It was July 2018, the hottest day of the year. My day
trip to London had taken me on a long and picturesque
walk from St James’s through Piccadilly and Covent
Garden, to Lincoln’s Inn and the Temple and finally
across the river to Southwark. I reached the Old
Operating Theatre in early afternoon and once through
the door ascended the winding wooden staircase next to
the swanky bar that now outrageously occupies the body
of what was once the Church of St Thomas; for the
Museum, you see, is crammed into the attic of that
once-sacred edifice. It is an experience like no other.
Would the stairs never end?
Arriving at the reception desk, I did my best not to
pant visibly and took a glug from my water bottle before
plunging into the corridor that led into the displays.
Chaos, apparently, awaited. Bottles, uneasy antique
medical equipment, fading yet still lurid manuals of
surgery, herbs and powders in tubs and pots, lined every
available surface in a sweltering wooden room – the Herb
Garret. But the ordeal was not yet over. Up, up, and I
emerged into the final sanctum, the Operating Theatre
itself. Its great skylight, designed to direct light
down onto the table, lensed the razing power of the sun
this July day. The hottest room in London. A lecture in
progress: I sat among the mainly young people and
managed about five minutes before the furnace
temperatures drove me out, and back to the Garret where
the heat was merely appalling rather than impossible.
How the lecturer managed I can’t imagine.

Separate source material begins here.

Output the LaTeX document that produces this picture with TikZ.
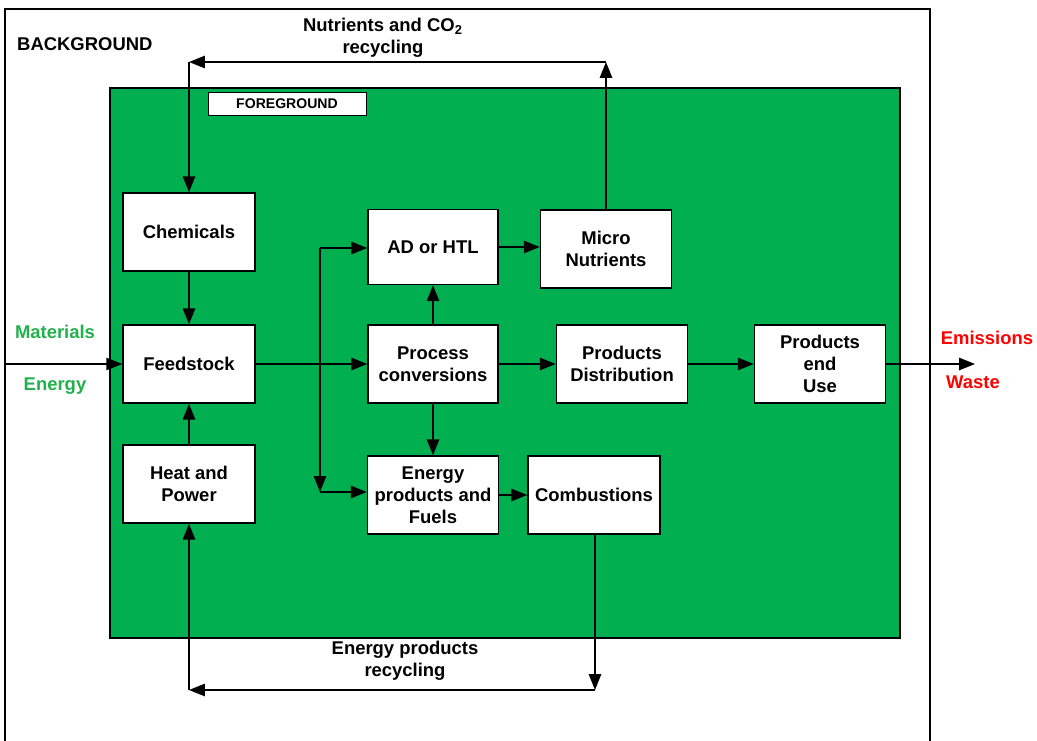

The Garret was used by the apothecaries of St Thomas’s
Hospital adjoining to store medicines and herbs, and
then in 1822 the Theatre was built in it to avoid female
inmates having to watch fellow patients being operated
on in the ward. Shut up in 1862 when the hospital left
the building, it was not exactly forgotten, but not
visited with any purpose again until 1956. Enough
remained for the space to be restored, the only
surviving 19th-century operating room in
Europe.
We casually call them ‘theatres’, but this one really
is. Tiered seating for students surrounds the operating
table, the seat of the drama of life and death. You are
surprised that blood is not evident on the floor, so
much must have hit it over those forty years, and this
dreadful space does not lose its power, its witness,
because of the students in their modern clothes around
its benches.
After that, the alembics and the bottles and the twigs
and the dried snakes back in the Garret come as a
relief. There is even whimsy to be had here and there.
Back down the wooden stairs, and onto the street, and
it’s not right to say you’ve recovered: this is a museum
visit you will take with you a long way.